Waste is one of the five categories used to formulate a facility’s LEED performance score, along with the Energy, Water, Transportation, and Human Experience classifications. With the data collected during our LEED Waste Audit, we’ll provide you a report with the necessary information to complete the LEED O+M MR Credit 6: Solid Waste Management Waste Stream Audit section. Our team has extensive experience completing LEED Waste Audits for office buildings, high rises, shopping centers, and professional sports complexes.
LEED Waste Audit Process
For those preparing for O+M LEED Certification or looking for a comprehensive audit, our team will typically sort a 24-hour period of waste ensuring an accurate representation of the typical waste generated. For ease, we’ll come onsite to weigh, and hand-sort all designated waste into a variety of streams, such as, landfill, organics, paper, glass, plastic, cardboard, and metal. We’ll document our observations and crunch the numbers.
If you’re looking to audit the waste yourself, be sure to review the appropriate guidelines. A few key recommendations:
- Always wear gloves
- Don’t tell occupants that you’re conducting an audit as it could skew results
- Work with housekeeping staff to ensure all desired waste is measured
- Get approval for a location to sort waste
- Know what you’re sorting and how before you start
- Make sure you have enough help
- Designate someone to record data and take pictures who isn’t sorting
- When in doubt, reach out to a professional for support
LEED Waste Audit Results
We’ll provide you with a LEED Waste Audit Report with information to fulfil the MRc6 certification as well as recommendations to maximize you landfill diversion efforts. Our LEED Waste Audits typically include the following:
- List of Waste Types: identified during the audit, with pictures, including any unique streams such as electronics or opportunities for reuse or donation
- Current Waste Separation Breakdown and Contamination Rates: which provides your current recycling rate, by waste type, with weight and as a percent of total waste audited by waste type and insight to potential contamination issues
- Landfill Avoidance Potential: if all waste was separated properly
- Waste Separation Recommendations: to improve landfill diversion program while addressing potential costly contamination and associated fees of existing recycling programs
- Waste Audit Methodology: that provides the necessary summary of audit procedures, findings, and justification that the audit was completed in a way that shows a representation of typical waste generation
LEED Waste Audit Examples
Office Commercial Building
- 27,000 square feet
- Sorted 640 lbs. of waste into 7 waste streams
- The building had a 53% recycling rate, but the recycling stream was contaminated
- 45% of items placed into the recycling were not recyclable
- If composting and other waste reduction and diversion programs were considered, we determined that the building could achieve 78% waste diversion
Conducting a waste audit at a sizeable venue is a great way to learn more about waste flow During a larger event (I.e., a major league sporting event). This can help identify missed opportunities and areas for improvement, such as waste container placement, contamination in the recycling, etc. Waste audits at this scale give a general idea for what can be improved and reassessed for better waste management to improve recycling and other diversion efforts. This particular client was seeking a waste audit to obtain credits for their LEED certification.

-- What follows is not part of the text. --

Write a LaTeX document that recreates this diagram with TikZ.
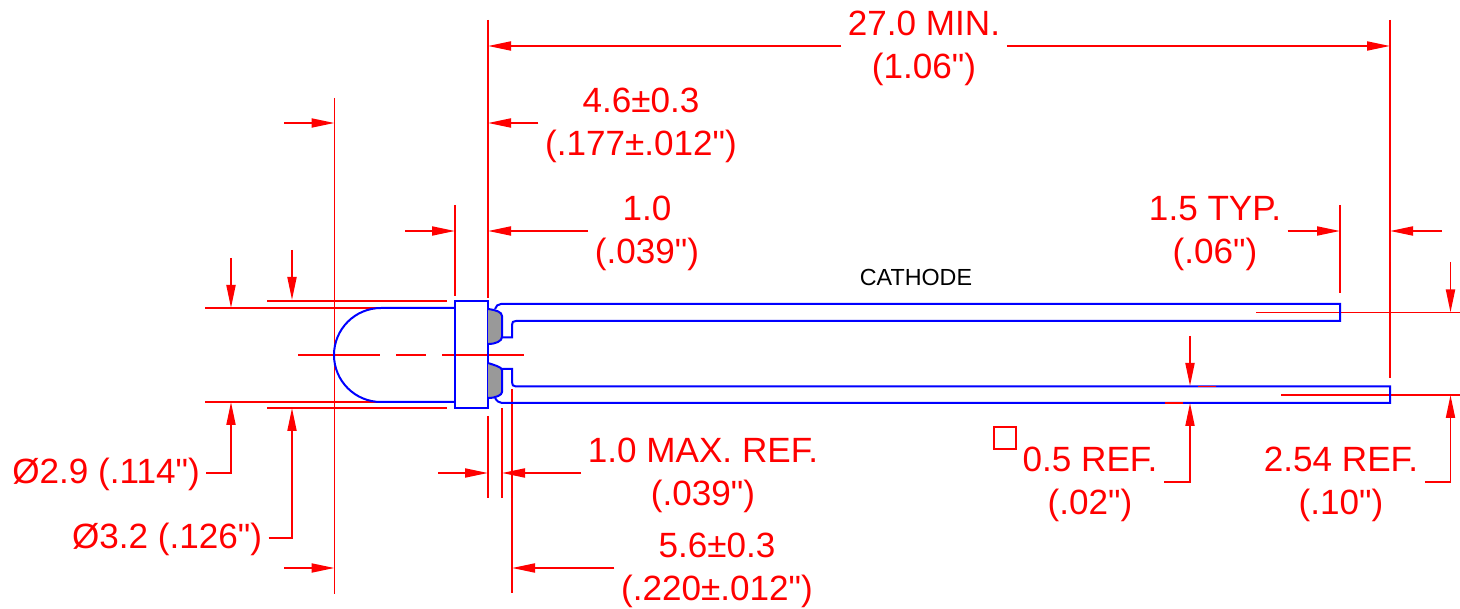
\documentclass[tikz,border=0pt]{standalone}
\usepackage{fontspec}
\setmainfont{Liberation Sans}[Ligatures=TeXOff]
\usepackage{xcolor}
\usetikzlibrary{arrows.meta}
\definecolor{dimred}{RGB}{255,0,0}
\definecolor{ledblue}{RGB}{0,0,255}
\definecolor{solder}{RGB}{153,153,153}
\newcommand{\dimstrut}{\rule[-12.9pt]{0pt}{47pt}}
\tikzset{
	dimline/.style={draw=dimred, line width=1.9pt},
	dimarrow/.style={dimline, ->},
	outline/.style={draw=ledblue, line width=2pt, line join=miter},
	blob/.style={outline, fill=solder},
	dimlabel/.style={text=dimred, font=\fontsize{35.1}{43}\selectfont, align=center, inner xsep=6.5pt, inner ysep=0pt},
	notelabel/.style={text=black, font=\fontsize{23.3}{26}\selectfont, inner sep=0pt}
}

\begin{document}
\begin{tikzpicture}[x=1pt, y=-1pt, >={Triangle[length=23pt,width=9pt]}]
	\useasboundingbox (0,0) rectangle (1460,609);

	\coordinate (domeLeft) at (334.5,355);
	\coordinate (bodyLeft) at (455,231);
	\coordinate (bodyRight) at (488,46);
	\coordinate (collarEnd) at (502,473);
	\coordinate (seatEnd) at (512,568);
	\coordinate (cathodeEnd) at (1340,231);
	\coordinate (anodeEnd) at (1390,46);
	\coordinate (lensTop) at (231,308);
	\coordinate (flangeTop) at (292,300);
	\coordinate (lensBottom) at (231,402);
	\coordinate (flangeBottom) at (292,408);
	\coordinate (cathodeAxis) at (1450.5,312.5);
	\coordinate (anodeAxis) at (1450.5,395);
	\coordinate (leadTop) at (1190,386);
	\coordinate (leadBottom) at (1190,403);

	\node[dimlabel] (lblMin) at (924,46) {\dimstrut 27.0 MIN.\\\strut(1.06")};
	\node[dimlabel] (lblLens) at (641,123) {\dimstrut 4.6±0.3\\\strut(.177±.012")};
	\node[dimlabel] (lblFlange) at (647,231) {\dimstrut 1.0\\\strut(.039")};
	\node[dimlabel] (lblTyp) at (1215,231) {\dimstrut 1.5 TYP.\\\strut(.06")};
	\node[dimlabel] (lblMax) at (703,473) {\dimstrut 1.0 MAX. REF.\\\strut(.039")};
	\node[dimlabel] (lblSeat) at (717,568) {\dimstrut 5.6±0.3\\\strut(.220±.012")};
	\node[dimlabel] (lblSquare) at (1090,482) {\dimstrut 0.5 REF.\\\strut(.02")};
	\node[dimlabel] (lblPitch) at (1341,482) {\dimstrut 2.54 REF.\\\strut(.10")};
	\node[dimlabel] (lblSmall) at (106,473) {\dimstrut Ø2.9 (.114")};
	\node[dimlabel] (lblLarge) at (167,538) {\dimstrut Ø3.2 (.126")};
	\node[notelabel] (lblCathode) at (916,277) {CATHODE};
	\node[draw=dimred, line width=1.2pt, minimum size=22pt, inner sep=0pt] (squareMark) at (1005,438) {};

	\path[dimline]
	(488,20) -- (488,298)
	(488,416) -- (488,498)
	(455,205) -- (455,296)
	(334.5,98) -- (334.5,594)
	(1390,20) -- (1390,378)
	(1340,205) -- (1340,293)
	(502,408) -- (502,498)
	(512,389) -- (512,593)
	(205,308) -- (380,308)
	(267,301) -- (447,301)
	(205,402) -- (380,402)
	(267,408) -- (447,408)
	(298,355) -- (380,355)
	(396,355) -- (426,355)
	(442,355) -- (524,355)
	(1256,312.5) -- (1460,312.5)
	(1281,395) -- (1460,395);

	\node[outline, minimum width=33pt, minimum height=107pt, inner sep=0pt, outer sep=0pt, anchor=north west] (ledBody) at (455,301) {};
	\draw[outline] (ledBody.west |- 0,308) -- (381,308) arc[start angle=270, end angle=90, radius=47] -- (ledBody.west |- 0,402);
	\draw[blob] (488,309) .. controls (496,310) and (502,312) .. (502,316) -- (502,337) .. controls (502,341) and (496,344) .. (488,344);
	\draw[blob] (488,363) .. controls (494,365) and (502,367) .. (502,370) -- (502,392) .. controls (502,395) and (496,398) .. (488,398);
	\draw[outline] (495,309) .. controls (496,306) and (498,304) .. (501,304) -- (1340,304) -- (1340,321) -- (516,321) .. controls (513,321) and (512,322) .. (512,325) -- (512,337.5) -- (502,337.5);
	\draw[outline] (502,369) -- (512,369) -- (512,382) .. controls (512,385) and (513,386.5) .. (516,386.5) -- (1390,386.5) -- (1390,403) -- (502,403) .. controls (499,403) and (497,401) .. (495,398);
	\draw[dimline] (1198,386.5) -- (1216,386.5) (1165,403) -- (1183,403);

	\draw[dimarrow] (lblMin.west) -- (lblMin.west -| bodyRight);
	\draw[dimarrow] (lblMin.east) -- (lblMin.east -| anodeEnd);
	\draw[dimarrow] (lblLens.west) -- (lblLens.west -| bodyRight);
	\draw[dimarrow] (284,123) -- (domeLeft |- lblLens.west);
	\draw[dimarrow] (lblFlange.west) -- (lblFlange.west -| bodyRight);
	\draw[dimarrow] (405,231) -- (bodyLeft);
	\draw[dimarrow] (lblTyp.east) -- (lblTyp.east -| cathodeEnd);
	\draw[dimarrow] (1442,231) -- (anodeEnd |- lblTyp.east);
	\draw[dimarrow] (438,473) -- (bodyRight |- collarEnd);
	\draw[dimarrow] (lblMax.west) -- (lblMax.west -| collarEnd);
	\draw[dimarrow] (lblSeat.west) -- (lblSeat.west -| seatEnd);
	\draw[dimarrow] (284,568) -- (domeLeft |- seatEnd);
	\draw[dimarrow] (231,258) -- (lensTop);
	\draw[dimarrow] (292,250) -- (flangeTop);
	\draw[dimarrow] (lblSmall.east) -| (lensBottom);
	\draw[dimarrow] (lblLarge.east) -| (flangeBottom);
	\draw[dimarrow] (1450.5,262) -- (cathodeAxis);
	\draw[dimarrow] (lblPitch.east) -| (anodeAxis);
	\draw[dimarrow] (1190,336) -- (leadTop);
	\draw[dimarrow] (lblSquare.east) -| (leadBottom);
\end{tikzpicture}
\end{document}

This particular waste audit was of a larger size, approx. 28,000 lbs. of waste, which required a bigger team (approx. 67 people) to sort the waste. All of the waste was collected and audited onsite. The bags of waste (recycling and trash) were brought down by venue staff and the waste audit team weighed all the bags prior to sorting. The clear bags for recycling were sorted in one section and the black bags for trash were sorted in another. Keeping these streams separate helps to understand the contamination levels in the recycling and the missed opportunities for recyclable items found in the trash. Of the bags collected, 52% were designated for recycling (clear bags and cardboard) and 48% were designated for trash (black bags).
The audit team then sorted the waste into 7 categories: cardboard, mixed paper (fiber), glass, metals, plastics, wet waste (organics), and municipal solid waste (MSW). After the sorting was completed, these 7 waste streams were weighed to determine how much waste could have been diverted from landfills and the levels of contamination in the recycling.
The results of this waste audit showed that of the 52% of bags designated as recycling, 42% of the material found in these recycling bags was not recyclable. Additionally, only 18% of the material found in the trash could have been recycled.
These findings show that the recycling stream has room for improvement. Recommendations such as restrictive openings in the recycling bins as well as better signage and properly lining the bins with the right color bag can help lead to less contamination in the recycling.
After the waste audit was conducted, our team provided site-specific recommendations based off of our observations for the venue’s next event to improve waste flow and waste separation. Additionally, the waste audit went towards the credits for their LEED certification.